I really struggled with the White King's costume. When Hale didn't have something I wanted to use for the Black Queen, I really quickly came up with an idea for her. Admittedly, that idea had to get modified, but that was no problem. But the White King was elusive. I didn't want him in a coat similar to the Black King. It didn't seem to fit his character. But how should he dress? And then I thought of the Student Prince. (I believe it originated as a stage musical, but as I'm familiar with it, it's a '50s movie that I thought starred Mario Lanza, but apparently does not. Oh well.) Ultimately, my White King's costume didn't end up looking that much like the Student Prince, but it is what gave me the inspiration I needed to get past my block. Hale had a white coat that looked kind of like a military officer's dress whites, and I added (in a completely non-permanent way) red and gold epaulettes, a matching red and gold collar, medals, a citation cord, and a white dress cape. With a gold cord running diagonally across his chest to hold his saber (Jon's replica Confederate saber), Austin's own grey slacks and dance shoes, and another crown from Hale, the costume really looked great.

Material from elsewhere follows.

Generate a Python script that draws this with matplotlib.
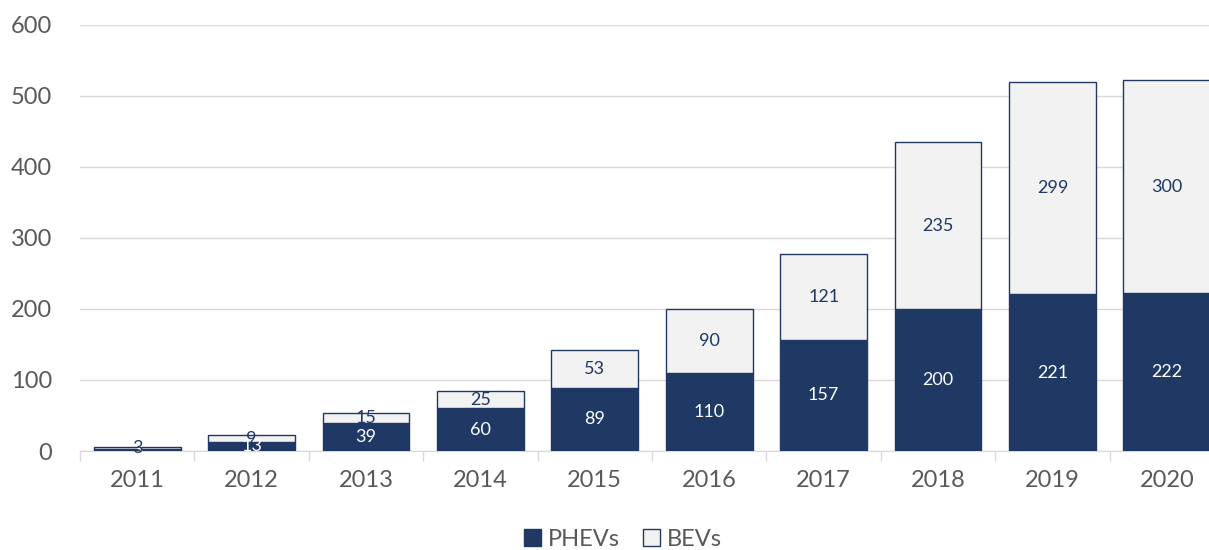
import numpy as np
import matplotlib.pyplot as plt
from matplotlib.patches import Patch

years = ['2011', '2012', '2013', '2014', '2015', '2016', '2017', '2018', '2019', '2020']
phevs = [3, 13, 39, 60, 89, 110, 157, 200, 221, 222]
bevs = [3, 9, 15, 25, 53, 90, 121, 235, 299, 300]

navy = '#1F3864'
light = '#F2F2F2'
grey = '#595959'

plt.rcParams['font.family'] = ['Lato', 'DejaVu Sans']

fig = plt.figure(figsize=(12.09, 5.5), dpi=100)
# right edge of the axes runs past the figure, like the reference
ax = fig.add_axes([80 / 1209, 1 - 451 / 550, 1144 / 1209, 426 / 550])

x = np.arange(len(years))
w = 0.76
ax.bar(x, phevs, w, color=navy, edgecolor=navy, linewidth=1, zorder=3)
ax.bar(x, bevs, w, bottom=phevs, color=light, edgecolor=navy, linewidth=1, zorder=3)

for i in range(len(years)):
    ax.text(x[i], phevs[i] / 2, str(phevs[i]), ha='center', va='center',
            color='white', fontsize=13, zorder=4)
    ax.text(x[i], phevs[i] + bevs[i] / 2, str(bevs[i]), ha='center', va='center',
            color=navy, fontsize=13, zorder=4)

ax.set_xlim(-0.5, len(years) - 0.5)
ax.set_ylim(0, 600)
ax.set_yticks(range(0, 601, 100))
ax.set_xticks(x)
ax.set_xticklabels(years)
ax.set_xticks(np.arange(-0.5, len(years), 1), minor=True)
ax.tick_params(axis='x', which='major', length=0, pad=14, labelsize=17, labelcolor=grey)
ax.tick_params(axis='x', which='minor', length=7, color='#D9D9D9', width=1)
ax.tick_params(axis='y', length=0, pad=20, labelsize=17, labelcolor=grey)
ax.grid(axis='y', color='#D9D9D9', linewidth=1, zorder=0)

for s in ['top', 'right', 'left']:
    ax.spines[s].set_visible(False)
ax.spines['bottom'].set_color('#D9D9D9')

handles = [Patch(facecolor=navy, edgecolor=navy, label='PHEVs'),
           Patch(facecolor=light, edgecolor=navy, label='BEVs')]
fig.legend(handles=handles, loc='center', bbox_to_anchor=(623 / 1209, 1 - 539 / 550),
           ncol=2, frameon=False, fontsize=17, labelcolor=grey,
           handlelength=0.7, handleheight=0.7, handletextpad=0.3, columnspacing=1.0)

fig.savefig('out.png', dpi=100)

The White Bishops also caused me some issues in planning, but eventually I settled on making them "Musketeer"-type tabards, and they were to wear all-white clothing and black dress shoes underneath. Luckily, they both owned white pants.
|This shows a sample of one of the bishops' staffs. They were each unique, but this was my favorite.|
The White Knights were another piece for which Hale could not provide anything I really loved, but the costume design was simple. Long-sleeved white shirts with sleeveless grey t-shirts over them to create the illusion of "gear," white tabards with gold sun emblems on the chests over all of that, light grey scrub pants (to make sure they would be the same color of grey), black boots and arm guards, and swords and belts.
It seems only fair to at least show you the musicians at this point, even though I was only minimally responsible for their clothing, simply because it is their video.
And for your viewing pleasure, one of their previous videos, which I was also involved in. Do you see me and Jon?
P.S. Filming for this just happened on Monday, March 11th, 2013, and there is actually more to the video than the actual live chess set, so the video won't be available until the other shoot and all of the editing have happened. I promise to post a link when it is up.